"Three or four members of al Qaeda in the Arabian Peninsula," took part, one source says
Western intelligence services suspect they may have been sent to carry out the attack
They were later traced to northern Mali, where the trail appears to have gone cold
Several Yemeni men belonging to al Qaeda took part in the terrorist attack on the U.S. diplomatic compound in Benghazi last September, according to several sources who have spoken with CNN.
One senior U.S. law enforcement official told CNN that “three or four members of al Qaeda in the Arabian Peninsula,” or AQAP, took part in the attack.
Another source briefed on the Benghazi investigation said Western intelligence services suspect the men may have been sent by the group specifically to carry out the attack. But it’s not been ruled out that they were already in the city and participated as the opportunity arose.
The attack on the compound and subsequently on a “safe-house” to which Americans had been evacuated left four U.S. citizens dead, including the ambassador to Libya, Chris Stevens.
If the AQAP members were dispatched to Benghazi, it would be further evidence of a new level of co-operation among jihadist groups throughout the Middle East and North Africa, counterterrorism analysts say.
According to one source, counterterrorism officials learned the identity of the men and established they had spent two nights in Benghazi after the attack. Western intelligence agencies began trying to track the men in the aftermath of the terrorist attack, but were always behind in their manhunt.

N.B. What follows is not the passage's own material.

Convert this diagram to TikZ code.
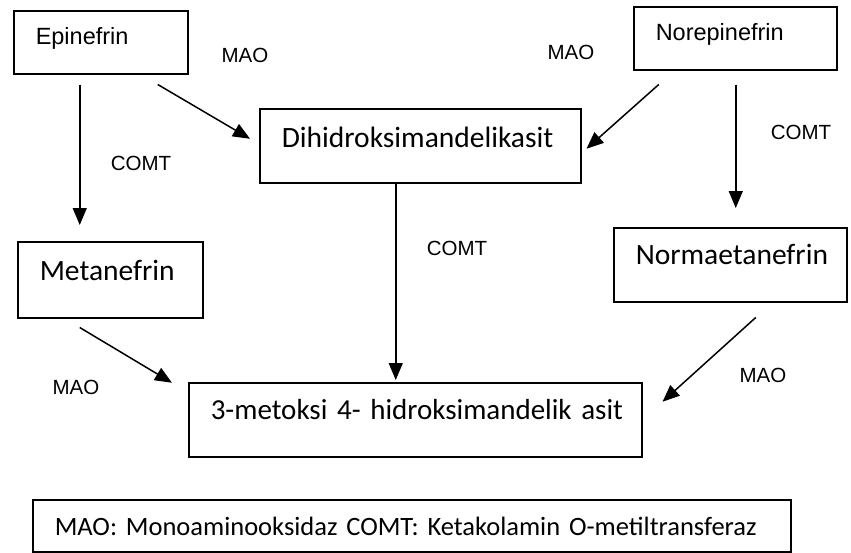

They were later traced to northern Mali, where they are believed to have connected with a fighting group commanded by Moktar Belmoktar, a prominent jihadist leader, according to a senior law enforcement source.
The trail appears to have then gone cold. In early 2013, jihadists were driven out of many areas of northern Mali in a French-led offensive.
Another source briefed on the investigation had previously told CNN that Belmoktar had received a call in the aftermath of the Benghazi attack from someone in or close to the city. Whoever made the call was excited.